Emerging market (EM) bonds saw negative total returns. Performance across EM currencies was mixed. Idiosyncratic events saw weakness in the Mexican peso and the South African rand, while an improvement of sentiment for the Argentinian peso and the Turkish lira saw these currencies achieve double-digit returns.
Global stock markets were hit hard with investors switching into a risk-off mode. The MSCI World index returned -7.6% in October. Convertible bonds as measured by the Thomson Reuters Global Focus Convertible Index provided effective protection and ended the month with a return of -2.9% in US dollar terms. With this significant market move the risk/return characteristics of convertible bonds have significantly improved and so have valuations. Japan and Asia remain the cheapest regional convertible markets.

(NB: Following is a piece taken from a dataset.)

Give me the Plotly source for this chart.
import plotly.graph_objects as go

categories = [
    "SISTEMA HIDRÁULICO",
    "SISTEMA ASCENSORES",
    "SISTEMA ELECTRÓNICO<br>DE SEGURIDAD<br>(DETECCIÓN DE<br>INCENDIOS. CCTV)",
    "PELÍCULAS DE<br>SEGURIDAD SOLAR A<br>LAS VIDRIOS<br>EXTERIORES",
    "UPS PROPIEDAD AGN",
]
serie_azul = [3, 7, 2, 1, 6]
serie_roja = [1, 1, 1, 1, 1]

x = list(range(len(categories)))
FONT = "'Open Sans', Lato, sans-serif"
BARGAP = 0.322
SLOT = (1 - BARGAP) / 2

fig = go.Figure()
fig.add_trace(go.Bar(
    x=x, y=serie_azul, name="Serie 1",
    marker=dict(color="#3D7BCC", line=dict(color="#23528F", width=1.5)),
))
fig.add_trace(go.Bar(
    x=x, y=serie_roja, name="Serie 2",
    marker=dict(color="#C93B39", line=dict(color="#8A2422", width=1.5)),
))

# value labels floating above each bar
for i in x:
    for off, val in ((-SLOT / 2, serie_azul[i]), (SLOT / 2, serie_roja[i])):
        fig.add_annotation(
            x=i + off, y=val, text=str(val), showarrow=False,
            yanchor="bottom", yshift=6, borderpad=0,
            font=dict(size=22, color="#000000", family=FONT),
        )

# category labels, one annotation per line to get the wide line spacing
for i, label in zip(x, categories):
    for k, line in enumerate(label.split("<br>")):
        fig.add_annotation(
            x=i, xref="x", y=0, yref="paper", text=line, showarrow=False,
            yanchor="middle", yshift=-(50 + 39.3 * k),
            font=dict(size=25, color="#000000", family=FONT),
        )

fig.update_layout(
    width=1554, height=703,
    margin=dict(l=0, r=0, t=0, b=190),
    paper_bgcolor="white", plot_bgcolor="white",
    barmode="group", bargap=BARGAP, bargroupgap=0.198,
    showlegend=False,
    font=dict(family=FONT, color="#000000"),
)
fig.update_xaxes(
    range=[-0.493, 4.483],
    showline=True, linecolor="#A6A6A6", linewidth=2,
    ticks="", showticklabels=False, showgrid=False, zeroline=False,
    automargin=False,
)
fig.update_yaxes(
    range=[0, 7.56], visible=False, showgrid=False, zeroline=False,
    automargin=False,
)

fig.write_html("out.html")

The S&P GSCI Spot Index fell 6.2% in October. Energy was the weakest component as spot prices fell on concerns over increased supply, with Brent crude down 11%. During the month, Saudi Araba announced that it will increase output to a record high, easing uncertainty over the impact of US sanctions re-implementation on Iran. The industrial metals component also declined, weighed down by US-China trade concerns and weaker macroeconomic data in China. Precious metals were mixed with gold gaining 1.9% and silver down 3.1%.
The value of investments and the income from them may go down as well as up and investors may not get back the amounts originally invested
 Cyclical stocks are those whose business performance and share prices are directly related to the economic or business cycle. Defensives are those whose business performance is not highly correlated with the larger economic cycle - these companies are often seen as good investments when the economy sours.
 The eurozone purchasing managers’ index is produced by IHS Markit and based on survey data from around 5,000 companies based in the euro area manufacturing and service sectors. A reading above 50 indicates expansion.
 Investment grade bonds are the highest quality bonds as determined by a credit ratings agency. High yield bonds are more speculative, with a credit rating below investment grade.